Jan. 2, 2001The cash and credit squeeze created by the electricity crisis in California has prompted 15-20 natural gas suppliers to decline to sell gas to the company beyond current commitments, Pacific Gas and Electric Co., a unit of PG&E Corp. said.
The California utility also said it could have kept gas prices down, if the California Public Utilities Commission (PUC) had permitted the company to build more in-state storage and lock in capacity rights on various pipelines that deliver gas to California.
The company said Friday it has purchased enough gas for its customers’ projected use in January, as long as temperatures do not drop, increasing demand above forecast levels. The utility delivers natural gas to 3.8 million customers, including residential consumers.
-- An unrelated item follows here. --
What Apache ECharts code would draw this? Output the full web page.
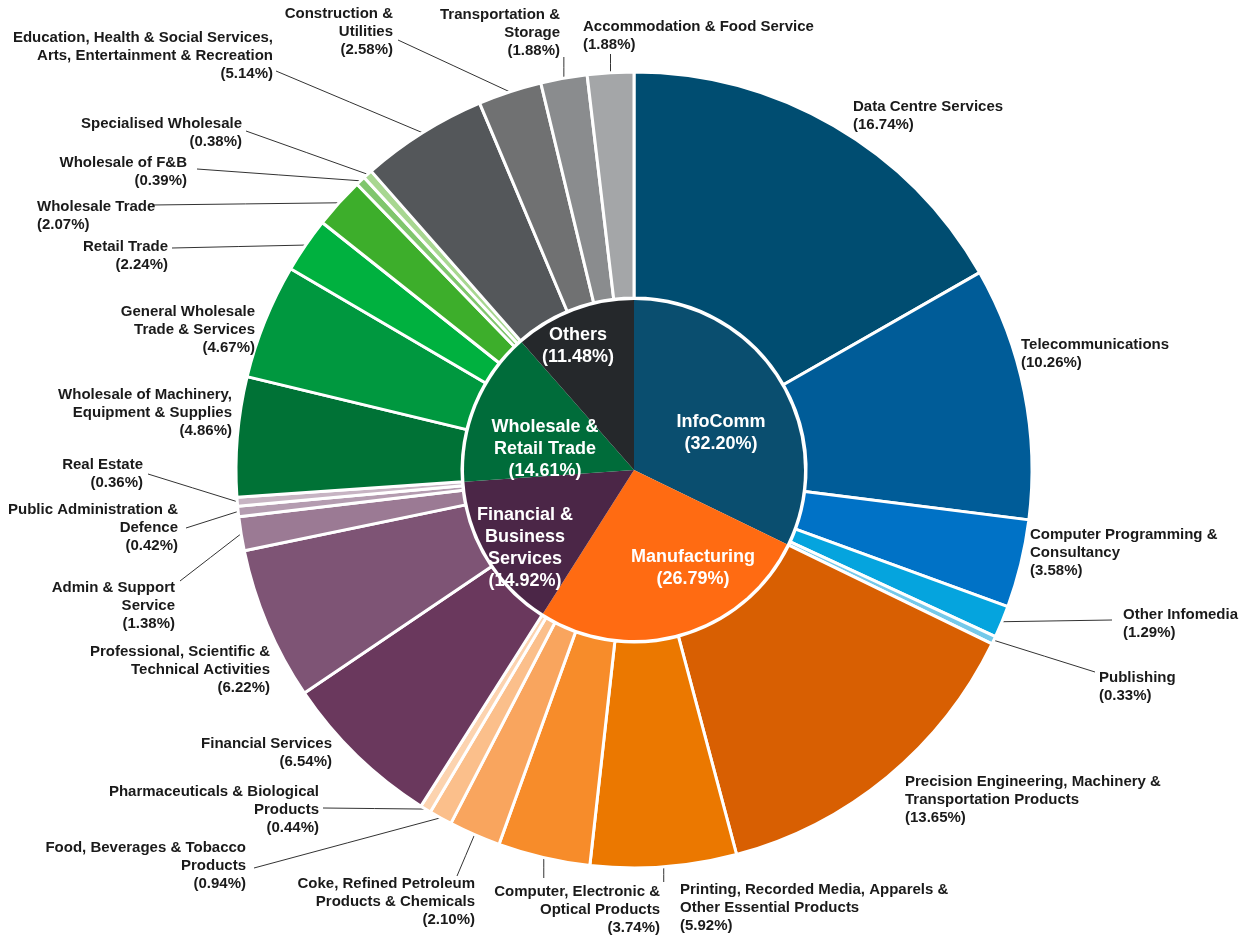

January gas bills will be 60% higher than December, the company reported. Market prices in January are expected to reach record levels, following dramatic increases in November and December due to cold weather and record demand by natural-gas fueled power plants.
The average residential bill will rise to $125 in January, compared with a December average of $77. In January 2000, before prices began to spike, the average residential bill was $50.
Gordon R. Smith, CEO of the utility, said it will not be able to finance the high cost of natural gas spreading it out over several months because of the company’s present financial position, resulting from the “outrageous” wholesale electric prices the company is paying on behalf of its customers.
“What should be noted is that many of the companies who have declined to sell us natural gas are the same companies who own power plants in California and are currently charging as much as 30 times what it costs them to generate the power,” Smith said in a prepared statement.
If Pacific Gas and Electric Co. had not taken mitigating measures such as storing gas in the summer, average January residential bills could have been as high as $162, the company said. In the past, the PUC discouraged investment in gas pipeline assets. If the utility had been able to take other mitigating steps, customers’ bills would have required a small surcharge, but compared to today’s astronomical market prices, the surcharge would have seemed minuscule, it said.
Pacific Gas and Electric also reported has asked the Federal Energy Regulatory Commission (FERC) impose price caps on gas delivered to the California border and points within the state. And the company has requested FERC to suspend contracts between El Paso Natural Gas Co. and its wholly-owned affiliate, which Pacific Gas and Electric Co. alleges have allowed those companies to manipulate prices in the California gas market.